I think it would be interesting and illuminating if pilots themselves organised collection and reporting of such data, independent of their companies. It would serve as a good measure of how important pilots are.

Originally Posted by Elephant and Castle
In the case of cars the software defaults to brakes on and STOP.
Probably, yes. Unfortunately there are occassions when stopping would be the wrong thing to do!

Originally Posted by Elephant and Castle
The scale of the problem can be seen by looking at FMC irregularities published by both Airbus and Boeing. These are known software glitches that have undesired consequences on the behaviour of the aircraft. In very mature products such as the A320 family or the B737 these irregularities are many pages long. How long then to develop a way more complex system that has no such irregularities at all.
Glitches and irregularties are OK so long as they're known about, can be worked around, at which point they become "quirks" (a technical term...). The danger within an AI machine learning based system is that the number, severity and exact behaviour of quirks is not quantifiable, even after long operation; the first thing you may know about it is when you look out the window and wonder why the ground seems to be looming large...
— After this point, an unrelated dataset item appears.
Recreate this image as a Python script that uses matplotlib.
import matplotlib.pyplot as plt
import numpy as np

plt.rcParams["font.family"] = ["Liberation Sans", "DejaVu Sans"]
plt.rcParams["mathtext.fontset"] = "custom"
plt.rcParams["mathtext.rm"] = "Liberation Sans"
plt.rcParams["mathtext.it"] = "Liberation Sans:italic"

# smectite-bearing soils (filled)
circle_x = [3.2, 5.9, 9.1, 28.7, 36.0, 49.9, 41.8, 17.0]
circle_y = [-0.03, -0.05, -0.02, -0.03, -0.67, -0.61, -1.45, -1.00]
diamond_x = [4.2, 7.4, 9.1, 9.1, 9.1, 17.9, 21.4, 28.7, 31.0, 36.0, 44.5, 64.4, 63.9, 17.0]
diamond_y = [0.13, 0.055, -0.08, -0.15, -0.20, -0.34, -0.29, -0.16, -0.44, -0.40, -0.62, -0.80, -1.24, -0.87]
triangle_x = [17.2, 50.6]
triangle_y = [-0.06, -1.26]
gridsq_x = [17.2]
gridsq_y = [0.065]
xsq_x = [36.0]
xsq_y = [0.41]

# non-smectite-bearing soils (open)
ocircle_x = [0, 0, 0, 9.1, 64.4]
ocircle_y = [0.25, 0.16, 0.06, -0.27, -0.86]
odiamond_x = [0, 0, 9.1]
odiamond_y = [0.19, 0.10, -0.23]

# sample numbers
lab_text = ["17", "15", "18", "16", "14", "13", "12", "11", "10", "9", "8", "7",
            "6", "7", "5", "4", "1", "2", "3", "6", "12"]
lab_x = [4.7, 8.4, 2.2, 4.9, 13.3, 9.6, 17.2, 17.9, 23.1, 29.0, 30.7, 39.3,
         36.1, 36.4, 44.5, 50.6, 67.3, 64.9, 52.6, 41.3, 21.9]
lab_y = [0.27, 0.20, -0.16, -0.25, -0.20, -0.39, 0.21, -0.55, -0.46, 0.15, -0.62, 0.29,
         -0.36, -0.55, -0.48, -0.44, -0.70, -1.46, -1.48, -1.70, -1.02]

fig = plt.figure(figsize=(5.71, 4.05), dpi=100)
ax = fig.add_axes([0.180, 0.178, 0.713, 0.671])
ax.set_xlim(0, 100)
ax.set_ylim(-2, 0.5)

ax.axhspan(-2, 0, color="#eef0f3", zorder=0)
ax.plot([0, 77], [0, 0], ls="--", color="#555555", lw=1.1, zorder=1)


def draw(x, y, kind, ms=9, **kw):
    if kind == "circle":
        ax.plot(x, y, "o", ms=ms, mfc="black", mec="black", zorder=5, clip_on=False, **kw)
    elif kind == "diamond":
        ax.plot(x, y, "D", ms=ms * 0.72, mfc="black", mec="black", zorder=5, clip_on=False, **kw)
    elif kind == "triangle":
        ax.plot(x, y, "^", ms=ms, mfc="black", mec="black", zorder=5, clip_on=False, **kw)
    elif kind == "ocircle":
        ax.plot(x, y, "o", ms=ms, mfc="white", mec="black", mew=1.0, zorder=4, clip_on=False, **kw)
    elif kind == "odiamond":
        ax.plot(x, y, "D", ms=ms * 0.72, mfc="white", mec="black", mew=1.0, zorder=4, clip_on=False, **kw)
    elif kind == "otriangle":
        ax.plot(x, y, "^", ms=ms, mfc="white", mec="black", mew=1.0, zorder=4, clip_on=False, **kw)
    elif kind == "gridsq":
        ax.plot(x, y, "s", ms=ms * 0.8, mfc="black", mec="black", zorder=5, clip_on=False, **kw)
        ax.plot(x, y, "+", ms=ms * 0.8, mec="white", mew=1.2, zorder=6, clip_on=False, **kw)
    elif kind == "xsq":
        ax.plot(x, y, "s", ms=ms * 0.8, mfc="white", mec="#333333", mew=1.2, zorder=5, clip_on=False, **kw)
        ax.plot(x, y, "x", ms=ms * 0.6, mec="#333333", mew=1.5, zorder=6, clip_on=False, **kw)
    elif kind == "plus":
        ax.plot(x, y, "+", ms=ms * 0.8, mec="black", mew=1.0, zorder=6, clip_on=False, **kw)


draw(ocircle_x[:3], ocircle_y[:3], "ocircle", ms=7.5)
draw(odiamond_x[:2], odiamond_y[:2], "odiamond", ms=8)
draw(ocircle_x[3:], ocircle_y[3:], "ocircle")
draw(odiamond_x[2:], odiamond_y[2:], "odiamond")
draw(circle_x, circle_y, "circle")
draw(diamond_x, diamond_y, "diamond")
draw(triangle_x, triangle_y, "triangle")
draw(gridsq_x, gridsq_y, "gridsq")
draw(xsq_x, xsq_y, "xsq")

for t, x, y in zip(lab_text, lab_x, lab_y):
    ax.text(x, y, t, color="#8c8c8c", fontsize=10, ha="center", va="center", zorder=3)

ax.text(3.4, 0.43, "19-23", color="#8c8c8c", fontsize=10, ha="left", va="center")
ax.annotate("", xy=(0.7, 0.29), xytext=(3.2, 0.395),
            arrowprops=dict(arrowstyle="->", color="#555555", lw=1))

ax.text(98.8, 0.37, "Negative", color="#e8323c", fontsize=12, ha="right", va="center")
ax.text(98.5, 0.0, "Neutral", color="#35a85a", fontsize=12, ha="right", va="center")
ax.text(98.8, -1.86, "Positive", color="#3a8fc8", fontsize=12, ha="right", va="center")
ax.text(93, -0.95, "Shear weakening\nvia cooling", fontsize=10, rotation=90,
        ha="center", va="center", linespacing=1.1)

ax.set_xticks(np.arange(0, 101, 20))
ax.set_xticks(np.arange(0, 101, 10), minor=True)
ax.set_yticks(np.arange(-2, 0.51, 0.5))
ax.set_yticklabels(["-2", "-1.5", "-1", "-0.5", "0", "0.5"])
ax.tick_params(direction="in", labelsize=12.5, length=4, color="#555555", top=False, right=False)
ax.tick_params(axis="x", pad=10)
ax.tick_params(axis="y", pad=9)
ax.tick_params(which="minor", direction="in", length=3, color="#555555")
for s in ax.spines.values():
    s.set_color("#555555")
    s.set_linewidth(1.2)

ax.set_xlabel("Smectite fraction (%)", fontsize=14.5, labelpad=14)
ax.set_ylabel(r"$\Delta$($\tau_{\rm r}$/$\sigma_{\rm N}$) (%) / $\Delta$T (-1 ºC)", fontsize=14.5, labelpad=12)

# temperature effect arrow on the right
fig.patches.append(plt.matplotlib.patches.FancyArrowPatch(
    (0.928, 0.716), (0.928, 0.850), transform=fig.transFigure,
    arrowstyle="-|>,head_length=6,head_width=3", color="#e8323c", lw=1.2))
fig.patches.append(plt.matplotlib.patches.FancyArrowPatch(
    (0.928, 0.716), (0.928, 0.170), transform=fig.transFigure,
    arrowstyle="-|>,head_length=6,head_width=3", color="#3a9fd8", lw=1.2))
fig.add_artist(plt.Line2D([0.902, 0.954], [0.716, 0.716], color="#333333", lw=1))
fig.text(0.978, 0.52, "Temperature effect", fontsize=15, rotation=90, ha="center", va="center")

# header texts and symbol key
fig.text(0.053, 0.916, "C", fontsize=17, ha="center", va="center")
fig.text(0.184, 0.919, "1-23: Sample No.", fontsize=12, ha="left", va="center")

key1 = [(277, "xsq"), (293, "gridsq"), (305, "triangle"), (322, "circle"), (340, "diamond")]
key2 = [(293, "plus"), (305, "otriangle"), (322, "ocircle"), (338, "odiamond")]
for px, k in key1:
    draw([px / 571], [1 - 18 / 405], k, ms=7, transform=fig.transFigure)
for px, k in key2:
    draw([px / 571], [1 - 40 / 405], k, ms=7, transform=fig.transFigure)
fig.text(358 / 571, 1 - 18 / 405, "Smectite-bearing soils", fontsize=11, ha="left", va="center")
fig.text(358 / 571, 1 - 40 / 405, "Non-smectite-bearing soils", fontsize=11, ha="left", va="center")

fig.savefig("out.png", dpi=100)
The autonomous car industry is in effect hoping that it never has to prove that their systems "work and are an improvement on humans in all circumstance" in advance of them going into mass production.
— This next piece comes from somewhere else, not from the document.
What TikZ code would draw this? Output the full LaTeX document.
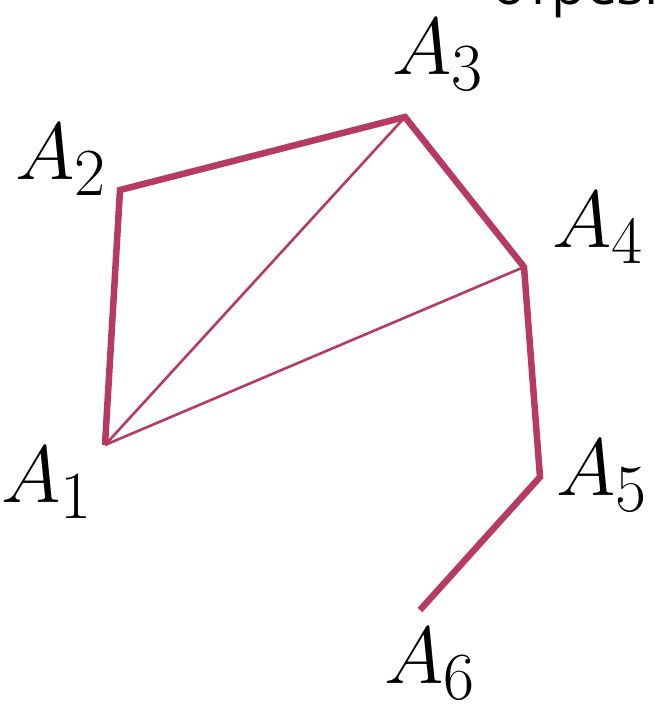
\documentclass[tikz,border=0pt]{standalone}
\usepackage{fontspec}
\newfontfamily\cyrfont{Open Sans}
\usetikzlibrary{positioning}
\definecolor{ChainRose}{RGB}{183,58,98}
\newcommand{\vname}[1]{\scalebox{3.25}{\Huge$A_{#1}$}}

\begin{document}
\begin{tikzpicture}[x=1pt, y=-1pt,
  side/.style={ChainRose, line width=6.5pt},
  diag/.style={ChainRose, line width=2.6pt},
  vlabel/.style={inner sep=0pt}]
  \useasboundingbox (0,0) rectangle (654,706);

  % Vertices of the broken line
  \coordinate (A1) at (105,445);
  \coordinate (A2) at (120,190);
  \coordinate (A3) at (405,117);
  \coordinate (A4) at (524,267);
  \coordinate (A5) at (540,477);
  \coordinate (A6) at (420,610);

  % Diagonals from A1
  \draw[diag] (A1) -- (A3);
  \draw[diag] (A1) -- (A4);

  % Broken line A1 ... A6
  \draw[side] (A1) -- (A2) -- (A3) -- (A4) -- (A5) -- (A6);

  % Vertex labels
  \node[vlabel] (lab1) at (47,483) {\vname{1}};
  \node[vlabel] (lab2) at (61,160) {\vname{2}};
  \node[vlabel] (lab3) at (438,55) {\vname{3}};
  \node[vlabel] (lab4) at (598,228) {\vname{4}};
  \node[vlabel] (lab5) at (602,476) {\vname{5}};
  \node[vlabel] (lab6) at (430,664) {\vname{6}};

  % Heading cut off by the frame
  \begin{scope}
    \clip (0,0) rectangle (654,706);
    \node[anchor=base west, inner sep=0pt, font=\cyrfont\fontsize{56}{60}\selectfont] (head) at (492,5) {отрезк};
  \end{scope}
\end{tikzpicture}
\end{document}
Originally Posted by Elephant and Castle
Anyone that flies an Airbus knows that resetting a computer is a daily occurrence to restore normal function. That being the current state of affairs I cannot see a system with the level of reliability required any time soon.

Time is long so no doubt in the end it will happen but its certainly not around the corner.
I can't see it happening in the end, not with the state of technology we have now. With today's machine learning / AI systems we cannot say exactly what it is we have built; thus it cannot be certified, "examined", etc. Too dumb to be fully trusted, too clever for their behaviour to be fully analysed and understood. Not a good combination.

To really get there we'd need AI more or less as portrayed in Sci Fi films like I, Robot (we best hope we don't end up with Marvin the Paranoid Android). And that's a looooooong way off. In fact we haven't the first scoobies of an idea how to actually, really, do that.

At the risk of going down a deep rabbit hole, Roger Penrose (mathematician) has written some intersting observations on how the brain works. The Turing Machine Halting Problem is interesting; a Turing machine cannot tell you that another Turing machine will complete its program without running that program (except in trivial cases). Yet a human brain can look at a program and work it out. Penrose's suggestion is that perhaps the human brain is not a Turing machine (i.e. it is not a computer, nor can a computer be like it), and that perhaps there's something quantum going on inside our heads.

If so, then there's no hope for today's computers (for that's all that these machine learning / AI systems are) emulating the human brain. It might be that they mathematically cannot have truly human characteristics like imagination, universal adaptability, etc. It'd take a significant break through in quantum computing (that's wild arsed guess on my part) to begin to get something plausibly intelligent.